On our last day I was dragged reluctantly on a raft trip down the Isar River. This was a special event chosen by festival director Andreas Stroehl. I was not looking forward to sitting on a raft for 5 hours with only German pilsner for sustenance but as this was Stroehl’s last festival I agreed so as not to hurt his feelings.
We were bussed up into the Bavarian foothills and deposited on a floating platform made of logs. It was an bright, clear day and the July sun was hot and dry. The raft had about 50 people on it; filmmakers from all over the world. The moment we set off I felt something shift in me. Here you can see just how reluctant I was.
About an hour in the raft eased into a deep, wide section of the river and the “captain” informed us this would be a good place to swim. Only a few people had brought bathing suits. Three women jumped in in their dresses. I stripped down to my underwear and dove off the side.
I was completely unprepared for the cold shock. Then I remembered Andreas mentioning the river was fed completely by snow melt. I came up gasping and numb and almost shot right back on the raft.
But then I realized that even though I was floating next to the raft the current was pulling us both down river at a fantastic speed. All I had to do was tread water and let the river pull me along.
About 15 people jumped in. I looked around and saw them gathered in small groups, talking, their bobbing heads ahead of me, behind me. The cold eased off. Our bodies lighter than the heavy raft, we were soon pulled ahead of it by the flow of the river. The people on the receding raft waved and yelled to us. Green, verdant banks rushed past. I felt a sense of peace and joy quite strange and unfamiliar to me. It was almost overpowering.

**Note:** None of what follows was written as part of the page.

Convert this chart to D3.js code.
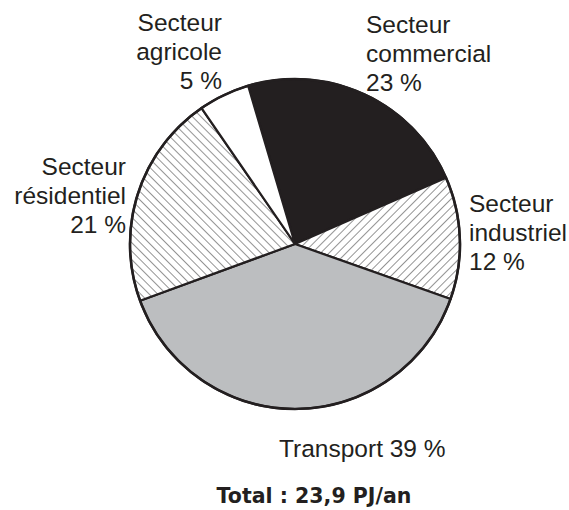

I forgave the Graffiti Guy and even briefly considered growing a goatee. And then, so quietly and easily I almost didn’t notice it, the Curse of Michael Jackson’s Nose lifted and blew away.
Suddenly, as corny as it sounds, I realized I was finally…Going with the Flow.
And it made me think about the intense rush of the last six days. The festival had shown all 7 of my films, twice. The audiences weren’t huge but they were eager, engaged and refreshingly appreciative. They gave an amazing gift to me; their interest–and I will never forget it.
It was enlightening watching all the movies together. I couldn’t believe how many people had worked on them. As the names drifted past in the credits they brought back all the intensity of shooting; all the intricate relationships that had formed, all the people I’d interacted with so intimately and then moved on.
It was surprising to see which films held up. I was astonished at the strong reaction to Double Whammy, a film that I’d almost turned my back on due to it’s agonizing non-release here in the US. Seeing it again, almost 10 years later I was relieved to see the sharpness still in the humor, the edge of absurdity still flickering in it.
These are my first 7 films. Each one is totally different. Each one has its strengths and weaknesses; its flaws and moments of joy. None of them would ever have gotten made if I hadn’t fought for them as if my life depended on it. But, each was a labor of love.
How unbelievably lucky and grateful I would be to make another.